Review of Awk and Make After 6 Years

I mentioned awk and make above, so here are comments about my experiments with them.

To summarize:

Awk → Python
- I only use awk for one-liners now, and even that's rare. I would like to use YSH more.
Make → Ninja
- Writing Makefiles was a waste of time; I should have started with Ninja. I think it makes sense for YSH to generate Ninja.

2023-11 Update: 2 More Use Cases, Giving 16

We're deep in the middle of YSH language design, so here are two more use cases.

Docker-like layers. We use more than 10 Docker images in our Soil continuous build (and Red Hat's podman runtime, for diversity). It would be nice to have more control over layer sharing, which would result in faster image transfer, reduced disk usage, and possibly faster incremental builds.
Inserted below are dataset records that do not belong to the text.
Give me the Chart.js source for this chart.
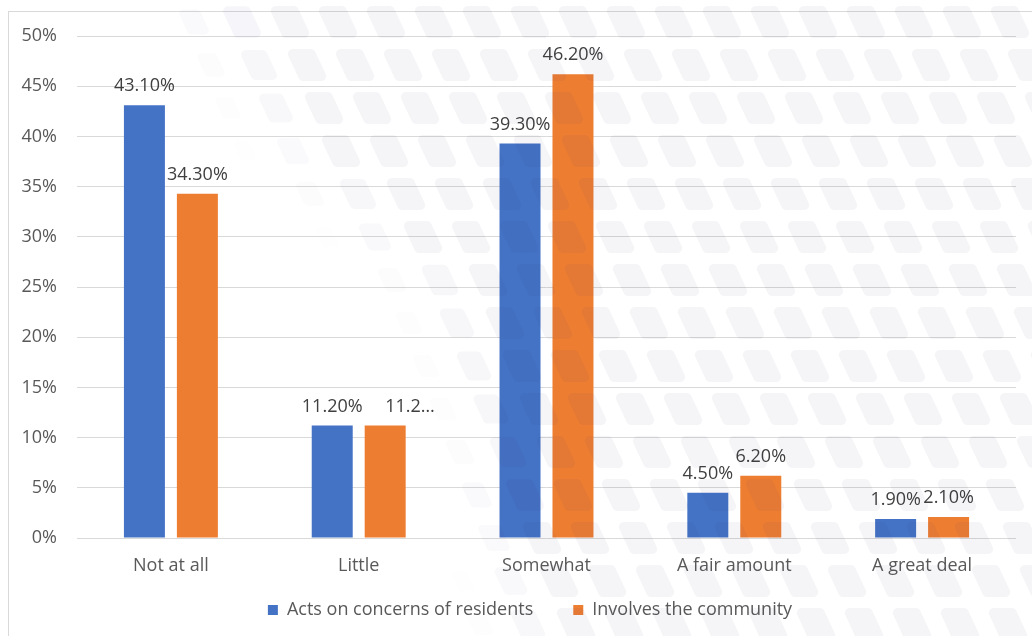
<!DOCTYPE html>
<html>
<head>
<meta charset="utf-8">
<script src="https://cdn.jsdelivr.net/npm/chart.js@4"></script>
<style>
html,body{margin:0;padding:0;background:#fff;}
#wrap{position:relative;width:1032px;height:636px;overflow:hidden;}
#frame{position:absolute;left:8px;top:11px;width:1040px;height:640px;border:1px solid #d9d9d9;box-sizing:border-box;}
canvas{position:absolute;left:0;top:0;}
</style>
</head>
<body>
<div id="wrap">
<div id="frame"></div>
<canvas id="c" width="1032" height="636"></canvas>
</div>
<script>
const categories = ["Not at all", "Little", "Somewhat", "A fair amount", "A great deal"];
const actsOnConcerns = [43.1, 11.2, 39.3, 4.5, 1.9];
const involvesCommunity = [34.3, 11.2, 46.2, 6.2, 2.1];
const actsLabels = ["43.10%", "11.20%", "39.30%", "4.50%", "1.90%"];
const involvesLabels = ["34.30%", "11.2\u2026", "46.20%", "6.20%", "2.10%"];
const seriesNames = ["Acts on concerns of residents", "Involves the community"];
const yTicks = [0, 5, 10, 15, 20, 25, 30, 35, 40, 45, 50];

const FONT = "'Open Sans', sans-serif";
const TEXT = "#595959";

const barLabels = {
  id: 'barLabels',
  afterDatasetsDraw(chart) {
    const ctx = chart.ctx;
    const lbls = [actsLabels, involvesLabels];
    ctx.save();
    ctx.font = "18px " + FONT;
    ctx.fillStyle = "#404040";
    ctx.textBaseline = "middle";
    chart.data.datasets.forEach((ds, di) => {
      chart.getDatasetMeta(di).data.forEach((bar, i) => {
        const t = lbls[di][i];
        // truncated labels start at the bar centre, like the original
        ctx.textAlign = t.endsWith("\u2026") ? "left" : "center";
        ctx.fillText(t, bar.x, bar.y - 19);
      });
    });
    ctx.restore();
  }
};

// legend: keep wide horizontal spacing but compact vertical box, nudge into place
const legendTweak = {
  id: 'legendTweak',
  beforeLayout(chart) {
    const lg = chart.legend;
    if (lg && !lg._tweaked) {
      const orig = lg.fit.bind(lg);
      lg.fit = function () { orig(); this.height = 41; };
      lg._tweaked = true;
    }
  },
  afterLayout(chart) {
    const lg = chart.legend;
    if (!lg) return;
    lg.top -= 27;
    lg.bottom = chart.height;
    lg.height = lg.bottom - lg.top;
    lg.left += 44;
    if (lg.adjustHitBoxes) lg.adjustHitBoxes();
  }
};

// decorative background watermark (not data)
const watermark = {
  id: 'watermark',
  afterDraw(chart) {
    const ctx = chart.ctx;
    const edge = [[0, 150], [150, 250], [300, 390], [400, 430], [640, 475]];
    const boundary = y => {
      for (let i = 1; i < edge.length; i++) {
        if (y <= edge[i][0]) {
          const t = (y - edge[i-1][0]) / (edge[i][0] - edge[i-1][0]);
          return edge[i-1][1] + t * (edge[i][1] - edge[i-1][1]);
        }
      }
      return edge[edge.length-1][1];
    };
    const shape = (x, y, k) => {
      const w = 29 * k, s = 15 * k, h = 32 * k, r = 5 * k;
      const p = [[x, y], [x + w, y], [x + w + s, y + h], [x + s, y + h]];
      ctx.beginPath();
      ctx.moveTo((p[3][0] + p[0][0]) / 2, (p[3][1] + p[0][1]) / 2);
      for (let i = 0; i < 4; i++) {
        const a = p[i], b = p[(i + 1) % 4];
        ctx.arcTo(a[0], a[1], b[0], b[1], r);
      }
      ctx.closePath();
      ctx.fill();
    };
    ctx.save();
    for (let row = -1; row < 16; row++) {
      const y0 = row * 43 + 6;
      const off = ((row * 17) % 48 + 48) % 48;
      for (let col = -1; col < 24; col++) {
        const x0 = col * 48 + off - 20;
        const cx = x0 + 22, cy = y0 + 16;
        const d = cx - boundary(cy);
        if (d < -10) continue;
        const f = Math.min(1, (d + 10) / 90);
        ctx.fillStyle = 'rgba(60,50,120,' + (0.05 * f).toFixed(4) + ')';
        const k = 0.6 + 0.4 * f;
        shape(x0 + (1 - k) * 22, y0 + (1 - k) * 16, k);
      }
    }
    ctx.restore();
  }
};

new Chart(document.getElementById('c'), {
  type: 'bar',
  data: {
    labels: categories,
    datasets: [
      { label: seriesNames[0], data: actsOnConcerns, backgroundColor: "#4472C4", barPercentage: 0.774, categoryPercentage: 0.564 },
      { label: seriesNames[1], data: involvesCommunity, backgroundColor: "#ED7D31", barPercentage: 0.774, categoryPercentage: 0.564 }
    ]
  },
  options: {
    responsive: false,
    animation: false,
    layout: { padding: { top: 36, right: 16, bottom: 7, left: 0 } },
    plugins: {
      legend: {
        position: 'bottom',
        labels: { color: TEXT, font: { family: FONT, size: 18 }, boxWidth: 10, boxHeight: 10, padding: 40 }
      },
      tooltip: { enabled: false }
    },
    scales: {
      x: {
        grid: { display: false },
        border: { display: false },
        ticks: { color: TEXT, font: { family: FONT, size: 18 }, padding: 9 },
        afterFit(s) { s.height = 50; }
      },
      y: {
        min: 0, max: 50,
        afterBuildTicks(s) { s.ticks = yTicks.map(v => ({ value: v })); },
        grid: { color: "#d9d9d9", lineWidth: 1, drawTicks: false },
        border: { display: false },
        ticks: { color: TEXT, font: { family: FONT, size: 18 }, padding: 20, callback: v => v + "%" },
        afterFit(s) { s.width = 77; }
      }
    }
  },
  plugins: [legendTweak, barLabels, watermark]
});
</script>
</body>
</html>
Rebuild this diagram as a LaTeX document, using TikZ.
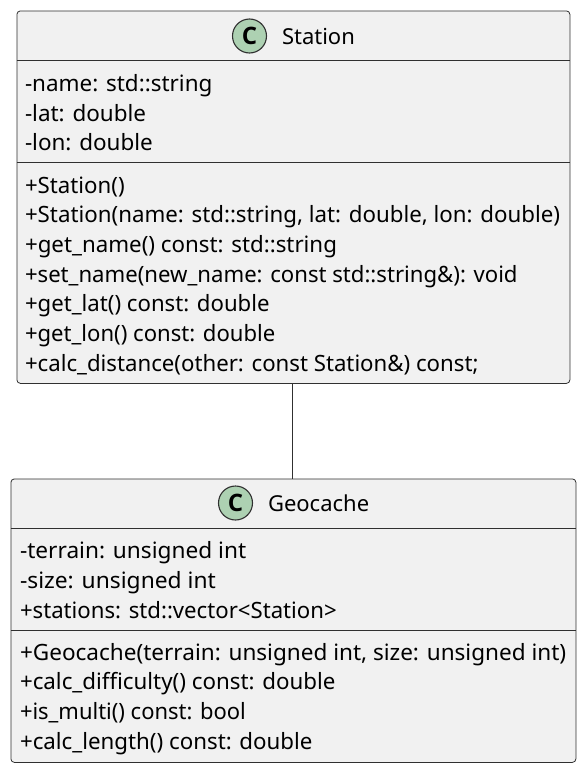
\documentclass[tikz,border=0pt]{standalone}
\usepackage{graphicx}
\usepackage{fontspec}
\setmainfont{Noto Sans}
\newfontfamily\spotfont{Open Sans}
\newcommand{\hfit}[2]{\scalebox{#1}[1]{#2}}
\definecolor{boxfill}{HTML}{F1F1F1}
\definecolor{boxline}{HTML}{303030}
\definecolor{spotfill}{HTML}{ADD1B2}
\tikzset{
  x=1pt,y=-1pt,
  classbox/.style={draw=boxline,fill=boxfill,line width=0.8pt,rounded corners=3.5pt},
  divider/.style={draw=boxline,line width=0.8pt},
  member/.style={anchor=base west,inner sep=0pt,outer sep=0pt,font=\fontsize{22.45}{26}\selectfont,text=black},
  title/.style={anchor=base west,inner sep=0pt,outer sep=0pt,font=\fontsize{22}{26}\selectfont,text=black},
  spot/.style={circle,draw=boxline,fill=spotfill,line width=1.1pt,minimum size=34pt,inner sep=0pt,font=\spotfont\fontsize{24}{26}\selectfont\bfseries,text=black},
  link/.style={draw=boxline,line width=1.5pt}
}
\begin{document}
\begin{tikzpicture}
\useasboundingbox (0,0) rectangle (584,771);
\node[classbox,minimum width=553pt,minimum height=372.5pt,anchor=north west,inner sep=0pt] (station) at (16.5,10.5) {};
\node[classbox,minimum width=565pt,minimum height=283.5pt,anchor=north west,inner sep=0pt] (geocache) at (10.5,478.5) {};
\draw[link] (station.south -| 292.7,0) -- (geocache.north -| 292.7,0);
\draw[divider] (16.5,60.5) -- (569.5,60.5);
\draw[divider] (16.5,162.5) -- (569.5,162.5);
\draw[divider] (10.5,528.5) -- (575.5,528.5);
\draw[divider] (10.5,630.5) -- (575.5,630.5);
\node[spot] (s1) at (249.5,36) {C};
\node[title] (t1) at (282,44) {Station};
\node[spot] (s2) at (235.5,503) {C};
\node[title] (t2) at (268,511) {Geocache};
\node[member] (a1) at (25,91) {-name: std::string};
\node[member] (a2) at (25,121) {-lat: double};
\node[member] (a3) at (25,150) {-lon: double};
\node[member] (m1) at (25,193) {\hfit{0.99}{+Station()}};
\node[member] (m2) at (25,222.5) {\hfit{0.9926}{+Station(name: std::string, lat: double, lon: double)}};
\node[member] (m3) at (25,252) {\hfit{0.9936}{+get\_name() const: std::string}};
\node[member] (m4) at (25,282) {\hfit{0.986}{+set\_name(new\_name: const std::string\&): void}};
\node[member] (m5) at (25,311.5) {\hfit{0.988}{+get\_lat() const: double}};
\node[member] (m6) at (25,341.5) {\hfit{0.984}{+get\_lon() const: double}};
\node[member] (m7) at (25,371.5) {\hfit{0.989}{+calc\_distance(other: const Station\&) const;}};
\node[member] (b1) at (20,558) {\hfit{1.009}{-terrain: unsigned int}};
\node[member] (b2) at (20,588) {\hfit{1.016}{-size: unsigned int}};
\node[member] (b3) at (20,618) {\hfit{0.9875}{+stations: std::vector<Station>}};
\node[member] (n1) at (20,660) {\hfit{1.004}{+Geocache(terrain: unsigned int, size: unsigned int)}};
\node[member] (n2) at (20,689.5) {\hfit{0.994}{+calc\_difficulty() const: double}};
\node[member] (n3) at (20,719) {\hfit{0.978}{+is\_multi() const: bool}};
\node[member] (n4) at (20,749) {\hfit{0.993}{+calc\_length() const: double}};
\end{tikzpicture}
\end{document}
Copying Docker images is expensive for us.

Image oilshell/soil-app-tests {

  FROM oilshell/soil-common

  COPY deps/from-apt.sh /home/uke/tmp/deps/from-apt.sh

  Layer apt {
    mount var-cache-apt {
      type = 'cache'
      target = '/var/cache/apt'
      sharing = 'locked'
    }

    mount var-lib-apt {
      type = 'cache'
      target = '/var/lib/apt'
      sharing = 'locked'
    }

    proc run {
      deps/from-apt.sh layer-locales
      deps/from-apt.sh app-tests
    }
  }

  USER uke

  # ... more layers

}

(adapted from our own deps/Dockerfile.app-tests).

This isn't just a cosmetic change -- we can also use procs to factor code and share layers.

Exterior Schemas vs. Interior Types.

Schemas, type definitions, and IDLs (interface description languages) are common in distributed systems. Our Ruby-like block syntax is flexible enough to support them:

Type Person {
  field name (Str, id=1)
  field age (Int, id=2)
}

Evolution of exterior schemas is a huge design issue. It probably makes sense to have multiple type systems — to be "meta" with respect to types.

YSH is intended to "meet you where you are", e.g. with shell and JSON, rather than forcing new technology and constraints onto your systems.